AKRON-If there's any certainty about 2004, it would be about prices and imports-they're going up.
All of the major tire makers and importers/marketers have either raised prices recently or announced price increases for January or February, in a range from 3 to 6 percent. The common denominator? Rising raw material prices.
These latest increases follow by only a few months price hikes announced at mid-year or in the third quarter. In some cases they are the third change in a year.
When contacted by Tire Business, several major tire makers and marketers indicated tire prices would have to rise in 2004, by as much as 8 percent in one company's opinion. The steady high price of crude oil continues to plague suppliers of synthetic rubber, carbon black and rubber chemicals, while at the same time natural rubber is trading at a several-year high.
Despite the price increases, industry players predict profits will continue to be hard to come by. Kenda USA President Jimmy Yang, for example, said the continuing low pricing levels make it difficult for companies to improve their profit position.
David Hudrlik, senior vice president of sales at Kumho USA Inc., also sees increasing costs of doing business and the pricing pressures exerted by low-cost imports will put ``extreme pressure'' on profits.
James McMaster, executive vice president of Yokohama Tire Corp., on the other hand, said improved replacement market volume and better product mix should allow companies to increase profitability.
At the same time, industry players anticipate imported tires will continue to pick up market share in the U.S. as both Asian tire makers improve their market positions in North America and U.S.-based manufacturers turn more heavily to offshore sources for tires.
Imports of passenger and light truck tires through October were nearly 17 percent ahead of the pace in 2002, according to the latest Rubber Manufacturers Association (RMA) data, while U.S. production was down about 5 percent.
For 2004, Cooper Tire & Rubber Co. sees imports continuing to grow at 5-percent clip, outpacing the market growth of 3.2 percent, pushing the offshore share of the market to 43 percent, according to Thomas A. Datillo, chairman, president and CEO.
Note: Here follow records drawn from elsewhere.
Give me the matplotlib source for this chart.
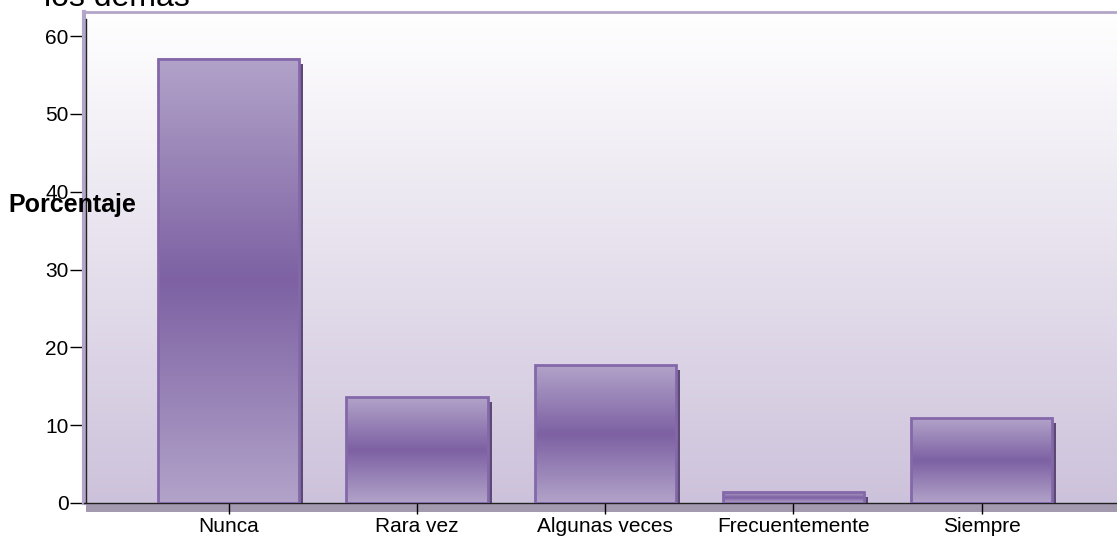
import numpy as np
import matplotlib.pyplot as plt
from matplotlib.colors import LinearSegmentedColormap
from matplotlib.patches import Rectangle
from matplotlib.transforms import ScaledTranslation

plt.rcParams['font.family'] = ['Liberation Sans', 'DejaVu Sans']

categories = ["Nunca", "Rara vez", "Algunas veces", "Frecuentemente", "Siempre"]
values = [57.1, 13.6, 17.7, 1.4, 10.9]
yticks = [0, 10, 20, 30, 40, 50, 60]

fig = plt.figure(figsize=(11.17, 5.37), dpi=100)
ax = fig.add_axes([84 / 1117, 34 / 537, 1 - 84 / 1117, (503 - 12) / 537])
xmin, xmax, ymax = -0.77, 4.72, 63.1

# background gradient
bg = LinearSegmentedColormap.from_list("bg", ["#cdc2db", "#ffffff"])
ax.imshow(np.linspace(0, 1, 256).reshape(-1, 1), cmap=bg, origin="lower",
          extent=[xmin, xmax, 0, ymax], aspect="auto", zorder=0)

# bars: shadow, gradient fill, outline
barcm = LinearSegmentedColormap.from_list("bar", ["#b2a3c9", "#7d61a3", "#b2a3c9"])
w = 0.75
shadow = ax.transData + ScaledTranslation(4 / 100, -5 / 100, fig.dpi_scale_trans)
for i, v in enumerate(values):
    ax.add_patch(Rectangle((i - w / 2, 0), w, v, facecolor="#5c4a74", edgecolor="none",
                           transform=shadow, clip_on=False, zorder=1))
    ax.imshow(np.linspace(0, 1, 256).reshape(-1, 1), cmap=barcm, origin="lower",
              extent=[i - w / 2, i + w / 2, 0, v], aspect="auto", zorder=2)
    ax.add_patch(Rectangle((i - w / 2, 0), w, v, facecolor="none", edgecolor="#8468aa",
                           linewidth=2, zorder=3))
ax.set_xlim(xmin, xmax)
ax.set_ylim(0, ymax)

# strip under the x axis
ax.add_patch(Rectangle((0.002, -0.018), 1, 0.016, transform=ax.transAxes, facecolor="#a49ab0",
                       edgecolor="none", clip_on=False, zorder=1))

ax.spines["right"].set_visible(False)
ax.spines["top"].set_color("#b4a6c8")
ax.spines["top"].set_linewidth(2)
ax.spines["left"].set_color("#b4a6c8")
ax.spines["left"].set_linewidth(3)
ax.spines["bottom"].set_color("#222222")
ax.spines["bottom"].set_linewidth(1)
ax.plot([0.002, 0.002], [0, 0.985], transform=ax.transAxes, color="#222222",
        linewidth=1, zorder=4)

ax.set_yticks(yticks)
ax.set_xticks(range(len(categories)))
ax.set_xticklabels(categories)
ax.tick_params(axis="y", length=10, width=1, labelsize=15, pad=1)
ax.tick_params(axis="x", length=8, width=1, labelsize=15, pad=2)

fig.text(8 / 1117, 1 - 205 / 537, "Porcentaje", fontsize=18, fontweight="bold",
         ha="left", va="center", zorder=5)
fig.text(44 / 1117, 1 - 6 / 537, "los demás", fontsize=23, ha="left", va="baseline")

plt.savefig("out.png", dpi=100)
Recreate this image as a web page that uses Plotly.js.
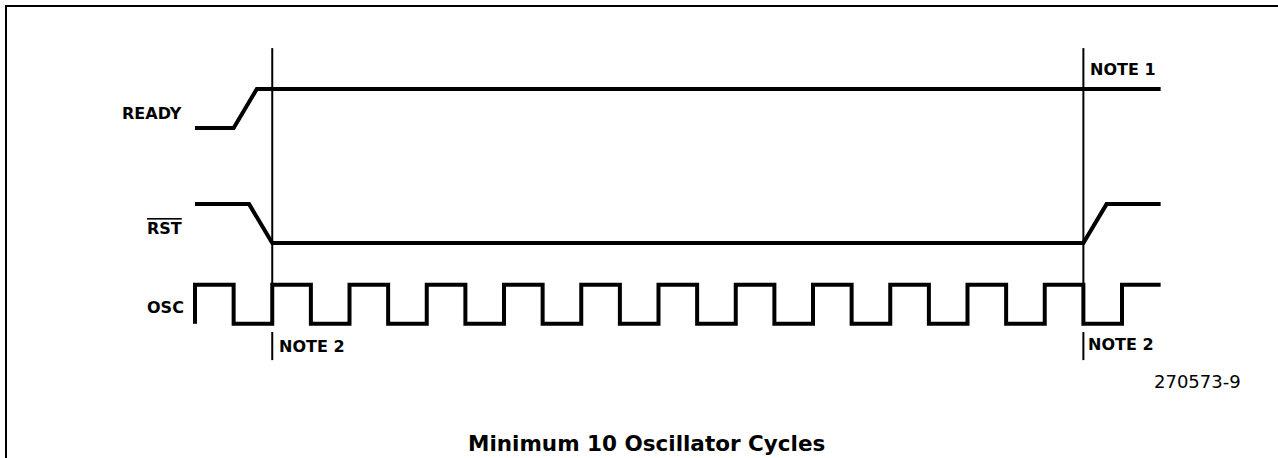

Cooper will contribute to import growth in years hence. It recently began outsourcing all its medium truck radial production to China and announced plans to build a passenger and light truck tire plant in China.
The major players were in agreement that the market will see continued growth for performance tires, especially in the larger diameter sizes, 18-inch and above.
Kumho sees growth in these areas significant enough to mention the continuing diminished market presence of 70/75 series tires, according to Mr. Hudrlik, who predicted manufacturers will take action to bring capacity more in line with the falling demand.
For the record, the RMA predicted in August that replacement passenger tire demand should exceed 3 percent this year as the millions of tires replaced in 2000 and 2001 as part of the Firestone Wilderness/ATX recalls and Ford Motor Co. replacement program will be due for replacement.
For its part, Cooper is bullish on 2004, pointing to the growth its customers are experiencing, to lowered manufacturing costs and to its efforts to increase capacity for the right products.